Salir a tomar unas cervezas y unas tapas y comer o cenar fuera son los planes más habituales de los españoles para disfrutar de su tiempo libre.
Er op uitgaan om een paar biertjes en wat tapas te eten of buiten de deur te lunchen of dineren is het meest gebruikelijke plan van de Spanjaarden om te genieten van hun vrije tijd.

Oefening 1: Woordbingo

Instructie: 1. Luister minimaal twee keer naar de video en geef de woorden aan die je hoort. 2. Gebruik de woorden om een gesprek te vormen met je docent (schrijf je gesprek op). 3. Memoriseer de woorden met de woordentrainer.

Woord Vertaling
tomar unas cervezas een biertje drinken
con los amigos met vrienden
tomar una caña een biertje drinken
ir a cenar uit eten gaan
salir uitgaan
comer fuera uit eten
ir al cine naar de bioscoop gaan
ir al teatro naar het theater gaan
los fines de semana in het weekend

Oefening 2: Tekst

Instructie: 1. Lees de tekst in tweetallen. 2. Leer de zinnen uit het hoofd door de vertaling af te dekken.

A los españoles les encanta salir y disfrutar del fin de semana. Descubre los planes favoritos.

Spanjaarden houden ervan om uit te gaan en te genieten van het weekend. Ontdek de favoriete plannen.
¿Cuál es el lugar favorito de los españoles para descansar? (Wat is de favoriete rustplek van de Spanjaarden?)
La encuesta “Los hábitos de ocio de los españoles” responde a esta pregunta. (De enquête “Los hábitos de ocio de los españoles” beantwoordt deze vraag.)
Tomar unas cervezas con amigos o cenar con la familia o con los amigos es algo muy común. (Een paar biertjes drinken met vrienden of dineren met familie of vrienden is heel gewoon.)
Salir a tomar tapas y comer fuera es un plan que mucha gente hace. (Uitgaan om tapas te eten en buitenshuis te eten is een plan dat veel mensen maken.)
Todo gira en torno al bar y a los locales de comida. (Alles draait om de bar en de eetgelegenheden.)
Se puede tomar una cerveza antes de ir al cine o después de ir al teatro. (Je kunt een biertje drinken voordat je naar de bioscoop gaat of na het theaterbezoek.)
El tiempo libre de los españoles se concentra en los fines de semana. (De vrije tijd van de Spanjaarden concentreert zich in het weekend.)
El 44% dice que solo sale de viernes a domingo; muchos quisieran salir también entre semana. (44% zegt dat ze alleen van vrijdag tot zondag uitgaan; velen zouden ook doordeweeks willen uitgaan.)

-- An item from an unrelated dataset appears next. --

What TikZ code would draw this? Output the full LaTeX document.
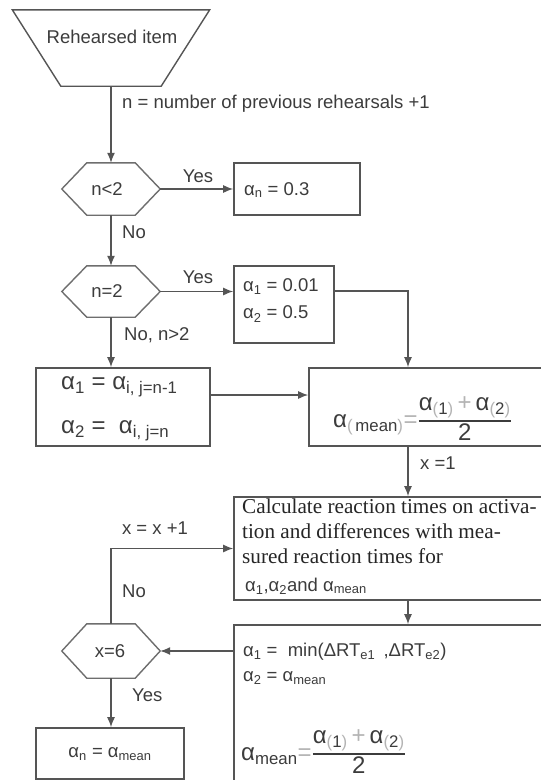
\documentclass[tikz,border=0pt]{standalone}
\usepackage{fontspec}
\usepackage{amsmath}
\setmainfont{Liberation Sans}
\newfontfamily\calcfont{Liberation Serif}
\usetikzlibrary{arrows.meta,calc}
\definecolor{linecol}{HTML}{555555}
\definecolor{hexcol}{HTML}{6E6E6E}
\definecolor{txtcol}{HTML}{3C3C3C}
\definecolor{darktxt}{HTML}{262626}
\definecolor{faint}{HTML}{B4B4B4}
\newcommand\fp[1]{\textcolor{faint}{(}#1\textcolor{faint}{)}}
\newcommand\hexdraw[1]{\draw[hexline] (#1.west) -- ([xshift=25pt]#1.north west) -- ([xshift=-25pt]#1.north east) -- (#1.east) -- ([xshift=-25pt]#1.south east) -- ([xshift=25pt]#1.south west) -- cycle;}
\begin{document}
\begin{tikzpicture}[x=1pt,y=-1pt,
  every node/.style={text=txtcol, font=\fontsize{18.5}{22}\selectfont},
  box/.style={draw=linecol, rectangle, inner sep=0, line width=1.6pt},
  hexbase/.style={rectangle, minimum width=98pt, inner sep=0},
  hexline/.style={draw=hexcol, line width=1.4pt},
  conn/.style={draw=linecol, line width=1.4pt},
  arr/.style={conn, -{Latex[length=10pt,width=8pt]}},
  lbl/.style={anchor=west, inner sep=0},
  big/.style={lbl, font=\fontsize{24}{28}\selectfont},
]
\useasboundingbox (0,0) rectangle (541,780);
\clip (0,0) rectangle (541,780);
\fill[white] (0,0) rectangle (541,780);

% start trapezoid
\node[hexbase, minimum width=197pt, minimum height=76pt] (trap) at (111,48) {};
\draw[hexline, draw=linecol] (trap.north west) -- (trap.north east) -- ([xshift=-48.5pt]trap.south east) -- ([xshift=48.5pt]trap.south west) -- cycle;
\node[inner sep=0] (traptxt) at (112,37) {Rehearsed item};

% decisions
\node[hexbase, minimum height=52pt] (h1) at (111,189) {};
\hexdraw{h1}
\node[inner sep=0] (h1t) at (107,189) {n<2};
\node[hexbase, minimum height=51pt] (h2) at (111,291.5) {};
\hexdraw{h2}
\node[inner sep=0] (h2t) at (107,291) {n=2};
\node[hexbase, minimum height=54pt] (h3) at (111,651) {};
\hexdraw{h3}
\node[inner sep=0] (h3t) at (110,651) {x=6};

% boxes
\node[box, minimum width=126pt, minimum height=52pt] (b0) at (297,189) {};
\node[lbl] (b0t) at (244,190) {α\textsubscript{n} = 0.3};
\node[box, minimum width=100pt, minimum height=77pt] (b12) at (284,304.5) {};
\node[lbl] (b12a) at (243,287) {α\textsubscript{1} = 0.01};
\node[lbl] (b12b) at (243,314) {α\textsubscript{2} = 0.5};
\node[box, minimum width=174pt, minimum height=78pt] (bA) at (123,407) {};
\node[big] (bAa) at (61,387) {α\textsubscript{1} = α\textsubscript{i, j=n-1}};
\node[big] (bAb) at (61,431) {α\textsubscript{2} = \ α\textsubscript{i, j=n}};
\node[box, minimum width=251pt, minimum height=78pt] (bM) at (434.5,407) {};
\node[big] (bMt) at (333,419) {α\textsubscript{\fp{\,mean}}\textcolor{faint}{=}$\genfrac{}{}{2pt}{}{\mbox{α\textsubscript{\fp{1}}\,\textcolor{faint}{+}\,α\textsubscript{\fp{2}}}}{\mbox{2}}$};
\node[box, minimum width=326pt, minimum height=103pt] (bC) at (397,548.5) {};
\node[anchor=north west, inner sep=0, align=left, text=darktxt, font=\calcfont\fontsize{21.2}{25}\selectfont] (bCt) at (242,499) {Calculate reaction times on activa-\\tion and differences with mea-\\sured reaction times for};
\node[lbl] (bCu) at (245,586) {α\textsubscript{1},α\textsubscript{2}and α\textsubscript{mean}};
\node[box, minimum width=326pt, minimum height=175pt] (bR) at (397,712.5) {};
\node[lbl] (bRa) at (243,652) {α\textsubscript{1} = \ min(ΔRT\textsubscript{e1} \,,ΔRT\textsubscript{e2})};
\node[lbl] (bRb) at (243,678) {α\textsubscript{2} = α\textsubscript{mean}};
\node[big] (bRc) at (241,752) {α\textsubscript{mean}\textcolor{faint}{=}$\genfrac{}{}{2pt}{}{\mbox{α\textsubscript{\fp{1}}\,\textcolor{faint}{+}\,α\textsubscript{\fp{2}}}}{\mbox{2}}$};
\node[box, minimum width=148pt, minimum height=51pt] (bF) at (110,753.5) {};
\node[inner sep=0] (bFt) at (110,754) {α\textsubscript{n} = α\textsubscript{mean}};

% column coordinate for the right-hand flow
\coordinate (col) at (408,0);

% connectors
\draw[arr] (trap.south) -- (h1.north);
\draw[arr] (h1.east) -- (b0.west);
\draw[arr] (h1.south) -- (h2.north);
\draw[arr] (h2.east) -- (h2.east -| b12.west);
\draw[arr] (h2.south) -- (h2.south |- bA.north);
\draw[arr] ([yshift=13.5pt]b12.east) -| (col |- bM.north);
\draw[arr] ([yshift=12pt]bA.east) -- ([yshift=12pt]bA.east -| bM.west);
\draw[arr] (col |- bM.south) -- (col |- bC.north);
\draw[arr] (col |- bC.south) -- (col |- bR.north);
\draw[arr] (h3.east -| bR.west) -- (h3.east);
\draw[arr] (h3.north) |- (bC.west);
\draw[arr] (h3.south) -- (h3.south |- bF.north);

% labels
\node[lbl] (ln) at (122,104) {n = number of previous rehearsals +1};
\node[inner sep=0] (ly1) at (198,176) {Yes};
\node[lbl] (lno1) at (122,232) {No};
\node[inner sep=0] (ly2) at (198,277) {Yes};
\node[lbl] (lno2) at (124,335) {No, n>2};
\node[lbl] (lx1) at (420,463) {x =1};
\node[inner sep=0] (lxx) at (155,528) {x = x +1};
\node[lbl] (lno3) at (122,591) {No};
\node[lbl] (ly3) at (132,695) {Yes};
\end{tikzpicture}
\end{document}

Oefening 3: Vragen over de tekst

Instructie: Lees de bovenstaande tekst en kies het juiste antwoord.

1. ¿Cuál es el lugar favorito de los españoles para desconectar?

(Wat is de favoriete plek van de Spanjaarden om te ontspannen?)

2. ¿Qué planes son habituales para los españoles según la encuesta?

(Welke plannen zijn gewoonlijk voor Spanjaarden volgens de enquête?)

3. ¿Cuándo se concentra principalmente el ocio de los españoles?

(Wanneer concentreren Spanjaarden zich vooral op vrije tijd?)

4. ¿Qué porcentaje de españoles dice que solo sale de viernes a domingo?

(Welk percentage Spanjaarden zegt dat ze alleen van vrijdag tot zondag uitgaan?)

Oefening 4: Openingsvragen voor gesprekken

Instructie: Bespreek de volgende vragen met je leraar met behulp van de woordenschat uit deze les, en schrijf je antwoorden op.

  1. ¿Cómo prefieres pasar el viernes por la noche con tus amigos?
  2. Hoe breng je vrijdagavond het liefst door met je vrienden?
  3. ¿Qué actividades relacionadas con el cine y el teatro te gusta hacer los fines de semana?
  4. Welke activiteiten met betrekking tot film en theater doe je graag in het weekend?
  5. ¿Con qué frecuencia sales a tomar algo o a cenar entre semana?
  6. Hoe vaak ga je doordeweeks iets drinken of uit eten?
  7. ¿Qué papel tiene el bar o la hostelería en tus planes de ocio?
  8. Welke rol speelt de bar of horeca in jouw ontspanningsplannen?